Hace casi 50 años, los vecinos de Santa María de Gracia protestaron con todas sus fuerzas contra la marcha de las dominicas, algo que no entendían por más que se les explicara que había sido decisión de las monjas y fueron numerosas las historias que se contaron por el barrio y que no lograron cicatrizar esa herida. Más lejano en el tiempo, el siglo XIX fue desgraciadamente pródigo en cierre de conventos. Primero, la desamortización de 1935 clausuró un buen número de cenobios de los que actualmente apenas queda rastro, tampoco se cumplió la finalidad social de su cerrojazo y la Administración, que debía velar por el patrimonio, fue responsable en su desidia de que se perdieran obras de arte, archivos y libros. Después, la Junta Revolucionaria llamó un buen día de 1868 al obispo Alburquerque y le dijo que se buscara la vida como quisiera, pero que a ellos les había entrado el capricho de cerrar cuatro conventos y que él tenía que decidir cuáles eran. El prelado se cortó el dedo que menos dolía y en la lista puso a Jesús Crucificado, las Dueñas, Santa Clara y la Concepción.

Ahora le toca el turno a Santa Isabel de los Ángeles por decisión de la federación de las clarisas. Ya no son las razones burdamente especulativas de Santa María de Gracia ni los argumentos supuestamente revolucionarios del siglo XIX. En nuestro tiempo afrontamos una etapa difícil, de descenso alarmante de efectivos en la vida religiosa, una circunstancia que en otras localidades se ha cebado con más virulencia que en Córdoba. Aquí, de momento, sólo cierra Santa Isabel, pero otros, también cargados de historia y de patrimonio, pueden tomar la decisión en breve.

Aunque digan que la iglesia seguirá abierta sabemos que esto es sólo un consuelo pasajero, porque sin comunidad de monjas qué falta hace este templo enfrente de Santa Marina. Un convento vacío es como un reloj parado, algo inútil. Al edificio se le buscará otro destino, pero ya nada será lo mismo. Quienes cruzaron el patio de entrada, del que Ricardo Molina dijo que «está ungido de calma y ultramundanas serenidades», y tuvieron la suerte de ver a las monjas, tras la reja, rezar las vísperas frente al Cristo de Pablo de Rojas -uno de los mejores de la capital, seguro-; deleitarse con los hojaldres y las magdalenas de sabores de otros tiempos o asistir a los navideños cultos del Niño del Mayorazgo son desde ahora unos privilegiados.

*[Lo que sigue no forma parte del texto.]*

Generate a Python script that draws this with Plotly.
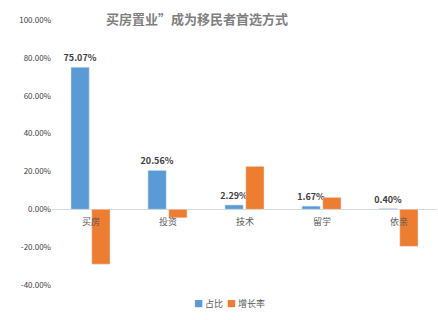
import plotly.graph_objects as go

categories = ["买房", "投资", "技术", "留学", "依亲"]
share = [75.07, 20.56, 2.29, 1.67, 0.40]
growth = [-29.0, -4.5, 22.7, 6.3, -19.6]
share_labels = ["75.07%", "20.56%", "2.29%", "1.67%", "0.40%"]
series_names = ["占比", "增长率"]
tick_vals = [100, 80, 60, 40, 20, 0, -20, -40]
tick_text = ["100.00%", "80.00%", "60.00%", "40.00%", "20.00%", "0.00%", "-20.00%", "-40.00%"]

font = "Noto Sans CJK SC"
blue = "#5B9BD5"
orange = "#ED7D31"
fig = go.Figure()
fig.add_trace(go.Bar(
    x=categories, y=share, name=series_names[0], marker_color=blue,
    text=share_labels, textposition="outside", cliponaxis=False, constraintext="none",
    textfont=dict(family=font, size=9, color="#404040", weight="bold"),
))
fig.add_trace(go.Bar(
    x=categories, y=growth, name=series_names[1], marker_color=orange,
))
for c in categories:
    fig.add_annotation(x=c, y=0, text=c, showarrow=False, yanchor="top", yshift=-4,
                       font=dict(family=font, size=9, color="#595959"))
# legend drawn as text
legend_text = (f"<span style='color:{blue}'>■</span> {series_names[0]}  "
               f"<span style='color:{orange}'>■</span> {series_names[1]}")
fig.add_annotation(xref="paper", yref="paper", x=0.46, y=-0.07, xanchor="center", yanchor="middle",
                   text=legend_text, showarrow=False,
                   font=dict(family=font, size=9, color="#595959"))
fig.update_layout(
    width=438, height=320,
    margin=dict(l=52, r=1, t=20, b=35, autoexpand=False),
    paper_bgcolor="white", plot_bgcolor="white",
    barmode="group", bargap=0.46, bargroupgap=0.12,
    title=dict(text="买房置业”成为移民者首选方式", x=0.45, xanchor="center", y=0.94, yanchor="middle",
               font=dict(family=font, size=13, color="#7F7F7F", weight="bold")),
    font=dict(family=font, size=8, color="#404040"),
    showlegend=False,
)
fig.update_xaxes(showticklabels=False, showgrid=False, zeroline=False, showline=False)
fig.update_yaxes(range=[-40, 100], tickvals=tick_vals, ticktext=tick_text,
                 showgrid=False, zeroline=True, zerolinecolor="#D9D9D9", zerolinewidth=1,
                 tickfont=dict(family=font, size=8, color="#404040"), ticklen=0)
fig.write_html("out.html")
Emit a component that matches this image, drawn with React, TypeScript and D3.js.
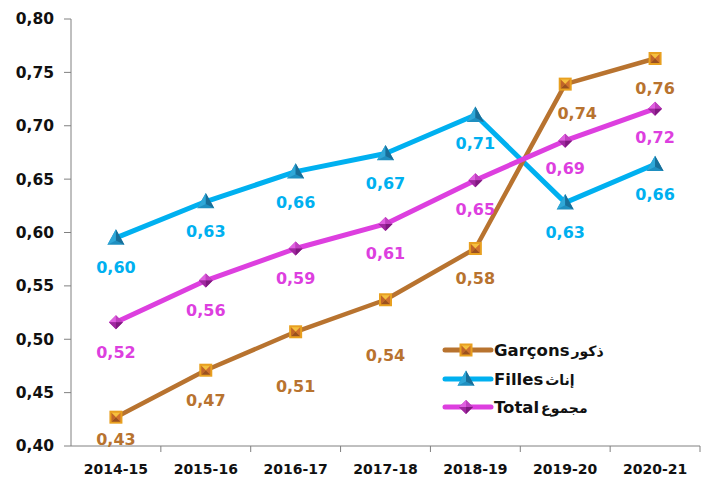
import React from "react";
import * as d3 from "d3";

const categories = ["2014-15", "2015-16", "2016-17", "2017-18", "2018-19", "2019-20", "2020-21"];
const garcons = [0.427, 0.471, 0.507, 0.537, 0.585, 0.739, 0.763];
const filles = [0.595, 0.629, 0.657, 0.674, 0.71, 0.628, 0.664];
const total = [0.516, 0.555, 0.585, 0.608, 0.649, 0.686, 0.716];
const garconsLabels = ["0,43", "0,47", "0,51", "0,54", "0,58", "0,74", "0,76"];
const fillesLabels = ["0,60", "0,63", "0,66", "0,67", "0,71", "0,63", "0,66"];
const totalLabels = ["0,52", "0,56", "0,59", "0,61", "0,65", "0,69", "0,72"];
const yTicks = [0.4, 0.45, 0.5, 0.55, 0.6, 0.65, 0.7, 0.75, 0.8];
const legendNames = ["Garçons", "Filles", "Total"];
const legendArabic = ["ذكور", "إناث", "مجموع"];

const W = 704, H = 485;
const left = 71, right = 700, top = 19, bottom = 446;

const C_G = "#B8732F";
const C_F = "#00B0F0";
const C_T = "#DD3FDF";

// label offsets (dx, dy) from point
const gOff = [[0, 22], [0, 30], [0, 55], [0, 56], [0, 30], [12, 29], [0, 30]];
const fOff = [[0, 30], [0, 30], [0, 31], [0, 30], [0, 28], [0, 30], [0, 30]];
const tOff = [[0, 30], [0, 30], [0, 30], [0, 29], [0, 29], [0, 28], [0, 29]];

const x = d3.scaleBand<string>().domain(categories).range([left, right]);
const y = d3.scaleLinear().domain([0.4, 0.8]).range([bottom, top]);
const fmt = (v: number) => d3.format(".2f")(v).replace(".", ",");

function SquareM({ cx, cy, s = 13 }: { cx: number; cy: number; s?: number }) {
  const h = s / 2;
  return (
    <g>
      <rect x={cx - h} y={cy - h} width={s} height={s} fill="#E8A020" />
      <polygon points={`${cx - h + 2},${cy - h + 2} ${cx + h - 2},${cy - h + 2} ${cx},${cy}`} fill="#F5C040" />
      <polygon points={`${cx - h + 2},${cy - h + 2} ${cx - h + 2},${cy + h - 2} ${cx},${cy}`} fill="#C0642A" />
      <polygon points={`${cx + h - 2},${cy - h + 2} ${cx + h - 2},${cy + h - 2} ${cx},${cy}`} fill="#D0702E" />
      <polygon points={`${cx - h + 2},${cy + h - 2} ${cx + h - 2},${cy + h - 2} ${cx},${cy}`} fill="#9A5020" />
    </g>
  );
}
function TriM({ cx, cy, s = 17 }: { cx: number; cy: number; s?: number }) {
  const h = s / 2;
  return (
    <g>
      <polygon points={`${cx},${cy - h} ${cx + h},${cy + h * 0.8} ${cx - h},${cy + h * 0.8}`} fill="#1F8FC0" />
      <polygon points={`${cx},${cy - h} ${cx},${cy + h * 0.3} ${cx - h},${cy + h * 0.8}`} fill="#2FA8D8" />
      <polygon points={`${cx},${cy - h} ${cx + h},${cy + h * 0.8} ${cx},${cy + h * 0.3}`} fill="#186E98" />
    </g>
  );
}
function DiaM({ cx, cy, s = 14 }: { cx: number; cy: number; s?: number }) {
  const h = s / 2;
  return (
    <g>
      <polygon points={`${cx},${cy - h} ${cx + h},${cy} ${cx},${cy + h} ${cx - h},${cy}`} fill="#B030B0" />
      <polygon points={`${cx},${cy - h} ${cx},${cy} ${cx - h},${cy}`} fill="#E060E0" />
      <polygon points={`${cx},${cy - h} ${cx + h},${cy} ${cx},${cy}`} fill="#C040C0" />
      <polygon points={`${cx - h},${cy} ${cx},${cy} ${cx},${cy + h}`} fill="#A028A0" />
      <polygon points={`${cx},${cy} ${cx + h},${cy} ${cx},${cy + h}`} fill="#801880" />
    </g>
  );
}

export default function App() {
  const cx = (c: string) => (x(c) as number) + x.bandwidth() / 2;
  const line = d3.line<number>().x((_, i) => cx(categories[i])).y((d) => y(d));
  const font = "'DejaVu Sans', Verdana, sans-serif";

  const series = [
    { data: filles, labels: fillesLabels, color: C_F, width: 5, off: fOff, M: TriM },
    { data: garcons, labels: garconsLabels, color: C_G, width: 4.5, off: gOff, M: SquareM },
    { data: total, labels: totalLabels, color: C_T, width: 5, off: tOff, M: DiaM },
  ];

  const legendColors = [C_G, C_F, C_T];
  const legendMarkers = [SquareM, TriM, DiaM];
  const legendY = [350, 379, 407];

  return (
    <svg width={W} height={H} style={{ position: "absolute", left: 0, top: 0, background: "#fff" }} fontFamily={font}>
      <line x1={left} x2={left} y1={top} y2={bottom} stroke="#808080" strokeWidth={1} />
      <line x1={left} x2={right} y1={bottom} y2={bottom} stroke="#808080" strokeWidth={1} />
      {yTicks.map((t) => (
        <g key={t}>
          <line x1={left - 7} x2={left} y1={y(t)} y2={y(t)} stroke="#808080" />
          <text x={54} y={y(t)} dy="0.35em" textAnchor="end" fontSize={15.5} fontWeight="bold" fill="#111">
            {fmt(t)}
          </text>
        </g>
      ))}
      {categories.map((c) => (
        <g key={c}>
          <line x1={(x(c) as number) + x.bandwidth()} x2={(x(c) as number) + x.bandwidth()} y1={bottom} y2={bottom + 6} stroke="#808080" />
          <text x={cx(c)} y={474} textAnchor="middle" fontSize={14} fontWeight="bold" fill="#111">
            {c}
          </text>
        </g>
      ))}
      {series.map((s, si) => (
        <path key={si} d={line(s.data) || ""} fill="none" stroke={s.color} strokeWidth={s.width} strokeLinejoin="round" />
      ))}
      {series.map((s, si) => (
        <g key={"m" + si}>
          {s.data.map((v, i) => (
            <s.M key={i} cx={cx(categories[i])} cy={y(v)} />
          ))}
        </g>
      ))}
      {series.map((s, si) => (
        <g key={"l" + si}>
          {s.data.map((v, i) => (
            <text
              key={i}
              x={cx(categories[i]) + s.off[i][0]}
              y={y(v) + s.off[i][1]}
              dy="0.35em"
              textAnchor="middle"
              fontSize={16}
              fontWeight="bold"
              fill={s.color}
            >
              {s.labels[i]}
            </text>
          ))}
        </g>
      ))}
      {legendNames.map((n, i) => {
        const M = legendMarkers[i];
        return (
          <g key={n}>
            <line x1={445} x2={491} y1={legendY[i]} y2={legendY[i]} stroke={legendColors[i]} strokeWidth={5} strokeLinecap="round" />
            <M cx={466} cy={legendY[i]} />
            <text x={494} y={legendY[i]} dy="0.35em" fontSize={16.5} fontWeight="bold" fill="#111" direction="ltr">
              <tspan>{n}</tspan>
              <tspan fontSize={14} dx={2}>{legendArabic[i]}</tspan>
            </text>
          </g>
        );
      })}
    </svg>
  );
}
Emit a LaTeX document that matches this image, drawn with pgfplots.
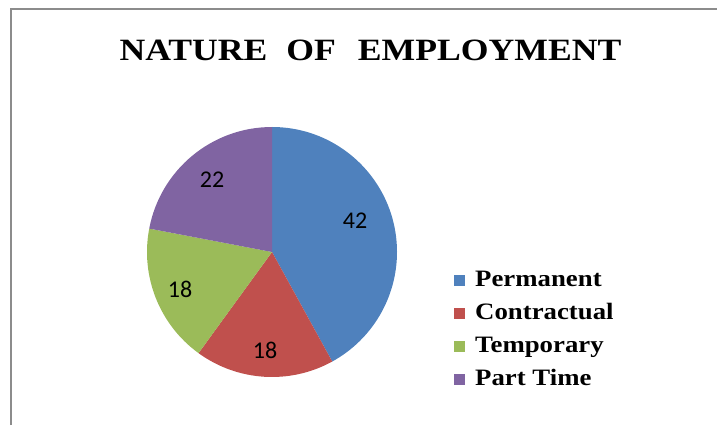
\documentclass[border=0pt]{standalone}
\usepackage{fontspec}
\setmainfont{Liberation Serif}
\newfontfamily\numfont{Carlito}
\newfontfamily\titlefont{Liberation Serif Bold}[FakeStretch=1.15]
\newfontfamily\legfont{Liberation Serif Bold}[FakeStretch=1.14]
\usepackage{pgfplots}
\usepackage{pgfplotstable}
\pgfplotsset{compat=1.18}
\definecolor{pblue}{HTML}{4F81BD}
\definecolor{pred}{HTML}{C0504D}
\definecolor{pgreen}{HTML}{9BBB59}
\definecolor{ppurple}{HTML}{8064A2}
\definecolor{framegray}{HTML}{8C8C8C}

% slices, clockwise from 12 o'clock
\pgfplotstableread{
name value colour
Permanent 42 pblue
Contractual 18 pred
Temporary 18 pgreen
PartTime 22 ppurple
}\pietable

\pgfplotsset{sqlegend/.style={legend image code/.code={\fill[##1] (0pt,-5.5pt) rectangle (11pt,5.5pt);}}}

\begin{document}
\begin{tikzpicture}
\begin{axis}[
  x=1pt, y=1pt,
  xmin=0, xmax=718, ymin=0, ymax=425,
  hide axis, clip=false,
  legend cell align=left,
  legend style={at={(axis cs:454,156)}, anchor=north west, draw=none, fill=none,
    inner sep=0pt, row sep=10pt, font=\legfont\fontsize{23.5}{27}\selectfont,
    /tikz/every odd column/.append style={column sep=10pt},
    nodes={inner sep=0pt, text height=17pt, text depth=6pt}},
]
\path (axis cs:0,0) rectangle (axis cs:718,425);
% outer frame (only top and left edges are visible)
\draw[framegray, line width=2pt] (axis cs:11,0) -- (axis cs:11,416) -- (axis cs:717,416);

\def\startang{90}
\pgfplotsforeachungrouped \i in {0,...,3}{%
  \pgfplotstablegetelem{\i}{value}\of\pietable \let\val\pgfplotsretval
  \pgfplotstablegetelem{\i}{colour}\of\pietable \let\col\pgfplotsretval
  \pgfmathsetmacro\endang{\startang-3.6*\val}%
  \edef\slice{\noexpand\fill[\col] (axis cs:272,173) -- ++(\startang:125pt)
    arc[start angle=\startang, end angle=\endang, radius=125pt] -- cycle;}%
  \slice
  \global\let\startang\endang
}

\addlegendimage{sqlegend, fill=pblue, draw=none}
\addlegendimage{sqlegend, fill=pred, draw=none}
\addlegendimage{sqlegend, fill=pgreen, draw=none}
\addlegendimage{sqlegend, fill=ppurple, draw=none}
\legend{Permanent, Contractual, Temporary, Part Time}

\begin{scope}[every node/.style={font=\numfont\fontsize{24}{28}\selectfont}]
\node at (axis cs:355,204) {42};
\node at (axis cs:265,75) {18};
\node at (axis cs:180,136) {18};
\node at (axis cs:212,245) {22};
\end{scope}

\node[anchor=base, font=\titlefont\fontsize{31}{36}\selectfont]
  at (axis cs:370.5,364) {NATURE\hspace{19pt}OF\hspace{22pt}EMPLOYMENT};
\end{axis}
\end{tikzpicture}
\end{document}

Junto a este patrimonio inmaterial ya perdido está el material del que se desconoce su futuro, como es el caso del retablo de Pedro Roldán, las sargas de Ángel María de Barcia, la importante reliquia de San Diego de Alcalá, en un monumental relicario de plata, que el Ayuntamiento cedió en depósito en 1837; la milagrosa Virgen de las Navas, que fue testigo de la batalla de las Navas de Tolosa, o infinidad de piezas que se salvaron del grave destrozo de los bombardeos que la aviación republicana hizo sobre el convento el 18 y 20 de agosto de 1936.

Todo esto es ya historia, como la embaucadora de sor Magdalena de la Cruz y tantas religiosas tan anónimas como ejemplares. Ahora, sin monjas, entrar en Santa Isabel es visitar un cadáver ilustre.